# Start of RECORDS SHOWN

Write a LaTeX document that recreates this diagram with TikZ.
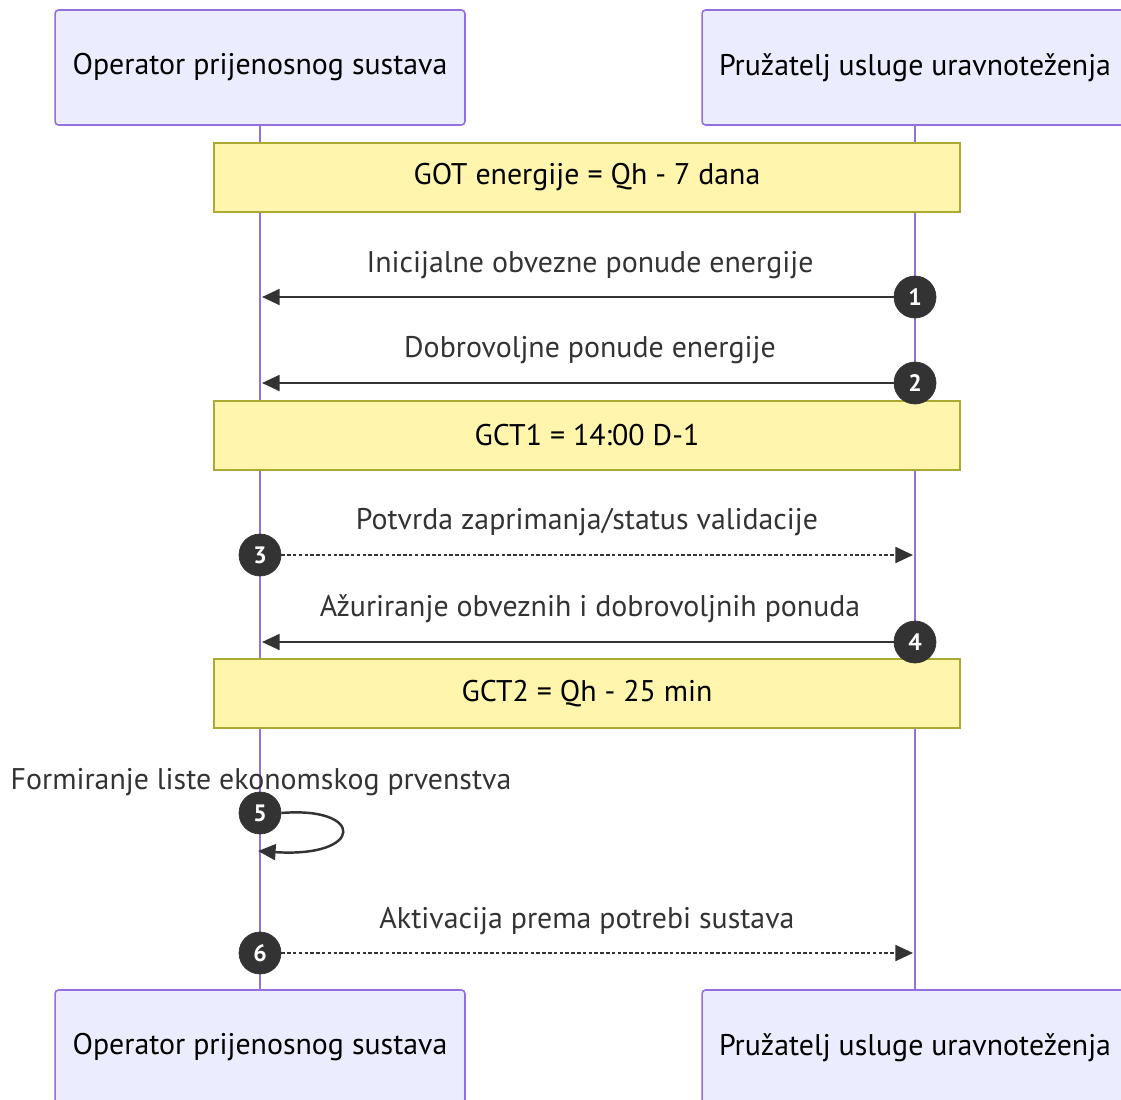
\documentclass[tikz,border=0pt]{standalone}
\usepackage{fontspec}
\setmainfont{PT Sans}
\usetikzlibrary{arrows.meta}
\definecolor{actfill}{HTML}{ECECFF}
\definecolor{actline}{HTML}{9370DB}
\definecolor{notefill}{HTML}{FFF5AD}
\definecolor{noteline}{HTML}{AAAA33}
\definecolor{msgcol}{HTML}{333333}

\begin{document}
\begin{tikzpicture}[x=0.02cm,y=-0.02cm,
    every node/.style={font=\fontsize{17}{20}\selectfont},
    actor/.style={draw=actline,fill=actfill,line width=0.9pt,rounded corners=2pt,
                  minimum height=2.3cm,text=black},
    lifeline/.style={draw=actline,line width=1.6pt},
    notebox/.style={draw=noteline,fill=notefill,line width=0.9pt,
                    minimum width=14.92cm,minimum height=1.38cm,text=black},
    msg/.style={draw=msgcol,line width=1.4pt,-{Triangle[length=10pt,width=9pt]}},
    reply/.style={msg,dash pattern=on 2pt off 1.3pt},
    msglabel/.style={text=msgcol},
    seqnum/.style={circle,fill=msgcol,draw=msgcol,text=white,minimum size=0.84cm,
                   inner sep=0pt,font=\fontsize{13.5}{14}\selectfont\bfseries}]
    \useasboundingbox (0,0) rectangle (1121,1099);
    % actors top and bottom
    \node at (260,67.5)   [actor,minimum width=8.2cm]  (opsTop) {Operator prijenosnog sustava};
    \node at (915,67.5)   [actor,minimum width=8.52cm] (puuTop) {Pružatelj usluge uravnoteženja};
    \node at (260,1047.5) [actor,minimum width=8.2cm]  (opsBot) {Operator prijenosnog sustava};
    \node at (915,1047.5) [actor,minimum width=8.52cm] (puuBot) {Pružatelj usluge uravnoteženja};
    % lifelines
    \draw[lifeline] (opsTop) -- (opsBot);
    \draw[lifeline] (puuTop) -- (puuBot);
    % notes over both lifelines
    \node at (587,177.5) [notebox] (noteGot)  {GOT energije = Qh - 7 dana};
    \node at (587,435.5) [notebox] (noteGctA) {GCT1 = 14:00 D-1};
    \node at (587,693.5) [notebox] (noteGctB) {GCT2 = Qh - 25 min};
    % message 1
    \coordinate (e1) at (262,297);
    \draw[msg] (915,297) -- (e1);
    \node at (915,297) [seqnum] (n1) {1};
    \node at (590,265) [msglabel] (lab1) {Inicijalne obvezne ponude energije};
    % message 2
    \coordinate (e2) at (262,383);
    \draw[msg] (915,383) -- (e2);
    \node at (915,383) [seqnum] (n2) {2};
    \node at (590,350) [msglabel] (lab2) {Dobrovoljne ponude energije};
    % message 3
    \node at (260,555) [seqnum] (n3) {3};
    \coordinate (e3) at (913,555);
    \draw[reply] (n3) -- (e3);
    \node at (587,522) [msglabel] (lab3) {Potvrda zaprimanja/status validacije};
    % message 4
    \coordinate (e4) at (262,642);
    \draw[msg] (915,642) -- (e4);
    \node at (915,642) [seqnum] (n4) {4};
    \node at (590,609) [msglabel] (lab4) {Ažuriranje obveznih i dobrovoljnih ponuda};
    % message 5, self call
    \node at (260,813) [seqnum] (n5) {5};
    \coordinate (e5) at (258,851);
    \draw[msg] (n5.east) .. controls (365,806) and (365,858) .. (e5);
    \node at (261,782) [msglabel] (lab5) {Formiranje liste ekonomskog prvenstva};
    % message 6
    \node at (260,953) [seqnum] (n6) {6};
    \coordinate (e6) at (913,953);
    \draw[reply] (n6) -- (e6);
    \node at (587,921) [msglabel] (lab6) {Aktivacija prema potrebi sustava};
\end{tikzpicture}
\end{document}
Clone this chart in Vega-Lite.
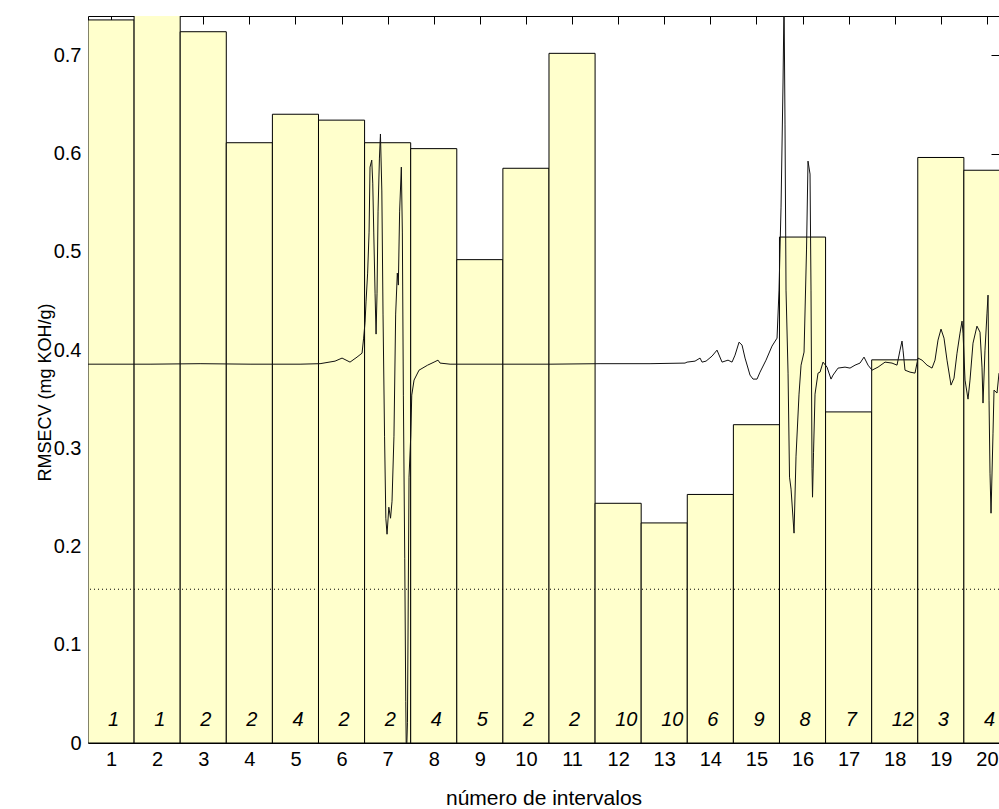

# End of RECORDS SHOWN

Retype all entries exactly as they appear, dropping the images.

- OUTPUT OF THE TASK:
Write a LaTeX document that recreates this diagram with TikZ.
\documentclass[tikz,border=0pt]{standalone}
\usepackage{fontspec}
\setmainfont{PT Sans}
\usetikzlibrary{arrows.meta}
\definecolor{actfill}{HTML}{ECECFF}
\definecolor{actline}{HTML}{9370DB}
\definecolor{notefill}{HTML}{FFF5AD}
\definecolor{noteline}{HTML}{AAAA33}
\definecolor{msgcol}{HTML}{333333}

\begin{document}
\begin{tikzpicture}[x=0.02cm,y=-0.02cm,
    every node/.style={font=\fontsize{17}{20}\selectfont},
    actor/.style={draw=actline,fill=actfill,line width=0.9pt,rounded corners=2pt,
                  minimum height=2.3cm,text=black},
    lifeline/.style={draw=actline,line width=1.6pt},
    notebox/.style={draw=noteline,fill=notefill,line width=0.9pt,
                    minimum width=14.92cm,minimum height=1.38cm,text=black},
    msg/.style={draw=msgcol,line width=1.4pt,-{Triangle[length=10pt,width=9pt]}},
    reply/.style={msg,dash pattern=on 2pt off 1.3pt},
    msglabel/.style={text=msgcol},
    seqnum/.style={circle,fill=msgcol,draw=msgcol,text=white,minimum size=0.84cm,
                   inner sep=0pt,font=\fontsize{13.5}{14}\selectfont\bfseries}]
    \useasboundingbox (0,0) rectangle (1121,1099);
    % actors top and bottom
    \node at (260,67.5)   [actor,minimum width=8.2cm]  (opsTop) {Operator prijenosnog sustava};
    \node at (915,67.5)   [actor,minimum width=8.52cm] (puuTop) {Pružatelj usluge uravnoteženja};
    \node at (260,1047.5) [actor,minimum width=8.2cm]  (opsBot) {Operator prijenosnog sustava};
    \node at (915,1047.5) [actor,minimum width=8.52cm] (puuBot) {Pružatelj usluge uravnoteženja};
    % lifelines
    \draw[lifeline] (opsTop) -- (opsBot);
    \draw[lifeline] (puuTop) -- (puuBot);
    % notes over both lifelines
    \node at (587,177.5) [notebox] (noteGot)  {GOT energije = Qh - 7 dana};
    \node at (587,435.5) [notebox] (noteGctA) {GCT1 = 14:00 D-1};
    \node at (587,693.5) [notebox] (noteGctB) {GCT2 = Qh - 25 min};
    % message 1
    \coordinate (e1) at (262,297);
    \draw[msg] (915,297) -- (e1);
    \node at (915,297) [seqnum] (n1) {1};
    \node at (590,265) [msglabel] (lab1) {Inicijalne obvezne ponude energije};
    % message 2
    \coordinate (e2) at (262,383);
    \draw[msg] (915,383) -- (e2);
    \node at (915,383) [seqnum] (n2) {2};
    \node at (590,350) [msglabel] (lab2) {Dobrovoljne ponude energije};
    % message 3
    \node at (260,555) [seqnum] (n3) {3};
    \coordinate (e3) at (913,555);
    \draw[reply] (n3) -- (e3);
    \node at (587,522) [msglabel] (lab3) {Potvrda zaprimanja/status validacije};
    % message 4
    \coordinate (e4) at (262,642);
    \draw[msg] (915,642) -- (e4);
    \node at (915,642) [seqnum] (n4) {4};
    \node at (590,609) [msglabel] (lab4) {Ažuriranje obveznih i dobrovoljnih ponuda};
    % message 5, self call
    \node at (260,813) [seqnum] (n5) {5};
    \coordinate (e5) at (258,851);
    \draw[msg] (n5.east) .. controls (365,806) and (365,858) .. (e5);
    \node at (261,782) [msglabel] (lab5) {Formiranje liste ekonomskog prvenstva};
    % message 6
    \node at (260,953) [seqnum] (n6) {6};
    \coordinate (e6) at (913,953);
    \draw[reply] (n6) -- (e6);
    \node at (587,921) [msglabel] (lab6) {Aktivacija prema potrebi sustava};
\end{tikzpicture}
\end{document}
Clone this chart in Vega-Lite.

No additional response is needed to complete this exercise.